Transcribe the full listing exactly, and drop every picture.

---- Provided data

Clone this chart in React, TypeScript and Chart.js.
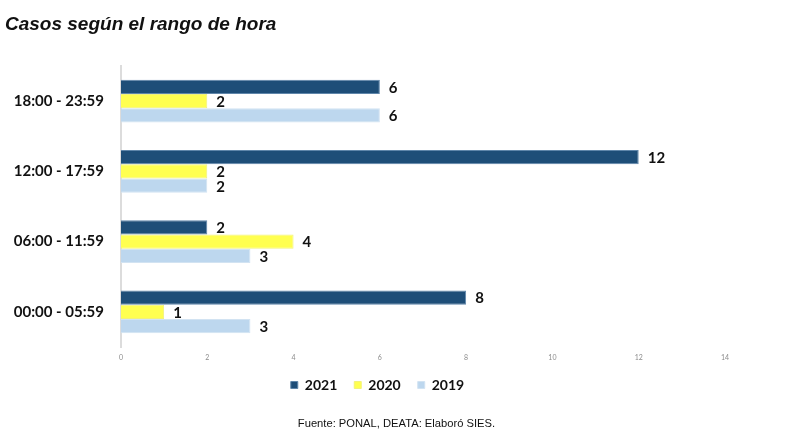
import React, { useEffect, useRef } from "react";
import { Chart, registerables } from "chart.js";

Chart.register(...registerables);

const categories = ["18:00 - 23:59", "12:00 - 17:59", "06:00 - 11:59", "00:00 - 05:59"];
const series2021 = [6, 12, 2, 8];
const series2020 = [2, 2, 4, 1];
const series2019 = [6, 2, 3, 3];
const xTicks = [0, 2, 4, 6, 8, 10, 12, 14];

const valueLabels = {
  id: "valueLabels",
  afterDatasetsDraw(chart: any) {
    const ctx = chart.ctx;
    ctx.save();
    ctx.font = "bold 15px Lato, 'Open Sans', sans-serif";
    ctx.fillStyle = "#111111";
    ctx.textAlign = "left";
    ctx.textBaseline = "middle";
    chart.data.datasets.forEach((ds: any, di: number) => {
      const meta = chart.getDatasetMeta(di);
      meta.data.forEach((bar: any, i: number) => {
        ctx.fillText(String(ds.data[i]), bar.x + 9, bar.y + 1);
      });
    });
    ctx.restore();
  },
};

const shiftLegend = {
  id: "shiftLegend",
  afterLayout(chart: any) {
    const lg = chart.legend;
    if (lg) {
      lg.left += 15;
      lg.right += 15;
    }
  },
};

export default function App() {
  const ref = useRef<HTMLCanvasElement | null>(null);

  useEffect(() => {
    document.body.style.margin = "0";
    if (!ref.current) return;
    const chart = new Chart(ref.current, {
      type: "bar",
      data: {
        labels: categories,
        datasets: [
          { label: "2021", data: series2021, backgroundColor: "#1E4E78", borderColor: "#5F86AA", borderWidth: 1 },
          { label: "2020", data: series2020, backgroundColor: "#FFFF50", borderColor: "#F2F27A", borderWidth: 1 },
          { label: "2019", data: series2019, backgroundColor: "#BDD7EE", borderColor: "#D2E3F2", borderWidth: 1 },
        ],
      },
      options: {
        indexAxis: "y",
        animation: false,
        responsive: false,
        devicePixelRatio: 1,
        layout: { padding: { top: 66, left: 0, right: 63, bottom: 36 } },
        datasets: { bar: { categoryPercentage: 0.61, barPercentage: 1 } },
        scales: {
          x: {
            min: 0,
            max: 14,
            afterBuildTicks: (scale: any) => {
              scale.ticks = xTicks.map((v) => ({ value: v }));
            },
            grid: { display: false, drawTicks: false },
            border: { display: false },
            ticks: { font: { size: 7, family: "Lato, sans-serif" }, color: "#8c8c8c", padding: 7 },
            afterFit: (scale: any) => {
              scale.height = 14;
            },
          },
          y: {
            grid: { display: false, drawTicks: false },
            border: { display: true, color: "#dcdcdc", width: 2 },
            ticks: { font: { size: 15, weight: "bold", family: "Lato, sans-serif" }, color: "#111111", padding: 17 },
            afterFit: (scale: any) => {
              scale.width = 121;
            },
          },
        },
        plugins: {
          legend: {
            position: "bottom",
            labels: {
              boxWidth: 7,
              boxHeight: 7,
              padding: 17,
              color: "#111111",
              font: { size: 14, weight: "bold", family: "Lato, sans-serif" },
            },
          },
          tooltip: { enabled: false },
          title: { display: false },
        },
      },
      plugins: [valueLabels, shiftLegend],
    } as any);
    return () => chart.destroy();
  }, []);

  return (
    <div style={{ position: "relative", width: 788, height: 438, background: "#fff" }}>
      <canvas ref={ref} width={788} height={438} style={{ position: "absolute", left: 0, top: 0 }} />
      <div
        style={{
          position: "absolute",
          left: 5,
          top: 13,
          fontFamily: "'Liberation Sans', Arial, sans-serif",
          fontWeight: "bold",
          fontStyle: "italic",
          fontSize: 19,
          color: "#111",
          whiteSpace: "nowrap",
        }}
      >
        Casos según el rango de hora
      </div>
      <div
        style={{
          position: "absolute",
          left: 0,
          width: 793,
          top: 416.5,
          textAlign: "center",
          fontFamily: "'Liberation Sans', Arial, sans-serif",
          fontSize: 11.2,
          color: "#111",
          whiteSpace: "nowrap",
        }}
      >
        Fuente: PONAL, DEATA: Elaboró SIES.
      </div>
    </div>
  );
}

--------

**Exercise result**
Clone this chart in React, TypeScript and Chart.js.
import React, { useEffect, useRef } from "react";
import { Chart, registerables } from "chart.js";

Chart.register(...registerables);

const categories = ["18:00 - 23:59", "12:00 - 17:59", "06:00 - 11:59", "00:00 - 05:59"];
const series2021 = [6, 12, 2, 8];
const series2020 = [2, 2, 4, 1];
const series2019 = [6, 2, 3, 3];
const xTicks = [0, 2, 4, 6, 8, 10, 12, 14];

const valueLabels = {
  id: "valueLabels",
  afterDatasetsDraw(chart: any) {
    const ctx = chart.ctx;
    ctx.save();
    ctx.font = "bold 15px Lato, 'Open Sans', sans-serif";
    ctx.fillStyle = "#111111";
    ctx.textAlign = "left";
    ctx.textBaseline = "middle";
    chart.data.datasets.forEach((ds: any, di: number) => {
      const meta = chart.getDatasetMeta(di);
      meta.data.forEach((bar: any, i: number) => {
        ctx.fillText(String(ds.data[i]), bar.x + 9, bar.y + 1);
      });
    });
    ctx.restore();
  },
};

const shiftLegend = {
  id: "shiftLegend",
  afterLayout(chart: any) {
    const lg = chart.legend;
    if (lg) {
      lg.left += 15;
      lg.right += 15;
    }
  },
};

export default function App() {
  const ref = useRef<HTMLCanvasElement | null>(null);

  useEffect(() => {
    document.body.style.margin = "0";
    if (!ref.current) return;
    const chart = new Chart(ref.current, {
      type: "bar",
      data: {
        labels: categories,
        datasets: [
          { label: "2021", data: series2021, backgroundColor: "#1E4E78", borderColor: "#5F86AA", borderWidth: 1 },
          { label: "2020", data: series2020, backgroundColor: "#FFFF50", borderColor: "#F2F27A", borderWidth: 1 },
          { label: "2019", data: series2019, backgroundColor: "#BDD7EE", borderColor: "#D2E3F2", borderWidth: 1 },
        ],
      },
      options: {
        indexAxis: "y",
        animation: false,
        responsive: false,
        devicePixelRatio: 1,
        layout: { padding: { top: 66, left: 0, right: 63, bottom: 36 } },
        datasets: { bar: { categoryPercentage: 0.61, barPercentage: 1 } },
        scales: {
          x: {
            min: 0,
            max: 14,
            afterBuildTicks: (scale: any) => {
              scale.ticks = xTicks.map((v) => ({ value: v }));
            },
            grid: { display: false, drawTicks: false },
            border: { display: false },
            ticks: { font: { size: 7, family: "Lato, sans-serif" }, color: "#8c8c8c", padding: 7 },
            afterFit: (scale: any) => {
              scale.height = 14;
            },
          },
          y: {
            grid: { display: false, drawTicks: false },
            border: { display: true, color: "#dcdcdc", width: 2 },
            ticks: { font: { size: 15, weight: "bold", family: "Lato, sans-serif" }, color: "#111111", padding: 17 },
            afterFit: (scale: any) => {
              scale.width = 121;
            },
          },
        },
        plugins: {
          legend: {
            position: "bottom",
            labels: {
              boxWidth: 7,
              boxHeight: 7,
              padding: 17,
              color: "#111111",
              font: { size: 14, weight: "bold", family: "Lato, sans-serif" },
            },
          },
          tooltip: { enabled: false },
          title: { display: false },
        },
      },
      plugins: [valueLabels, shiftLegend],
    } as any);
    return () => chart.destroy();
  }, []);

  return (
    <div style={{ position: "relative", width: 788, height: 438, background: "#fff" }}>
      <canvas ref={ref} width={788} height={438} style={{ position: "absolute", left: 0, top: 0 }} />
      <div
        style={{
          position: "absolute",
          left: 5,
          top: 13,
          fontFamily: "'Liberation Sans', Arial, sans-serif",
          fontWeight: "bold",
          fontStyle: "italic",
          fontSize: 19,
          color: "#111",
          whiteSpace: "nowrap",
        }}
      >
        Casos según el rango de hora
      </div>
      <div
        style={{
          position: "absolute",
          left: 0,
          width: 793,
          top: 416.5,
          textAlign: "center",
          fontFamily: "'Liberation Sans', Arial, sans-serif",
          fontSize: 11.2,
          color: "#111",
          whiteSpace: "nowrap",
        }}
      >
        Fuente: PONAL, DEATA: Elaboró SIES.
      </div>
    </div>
  );
}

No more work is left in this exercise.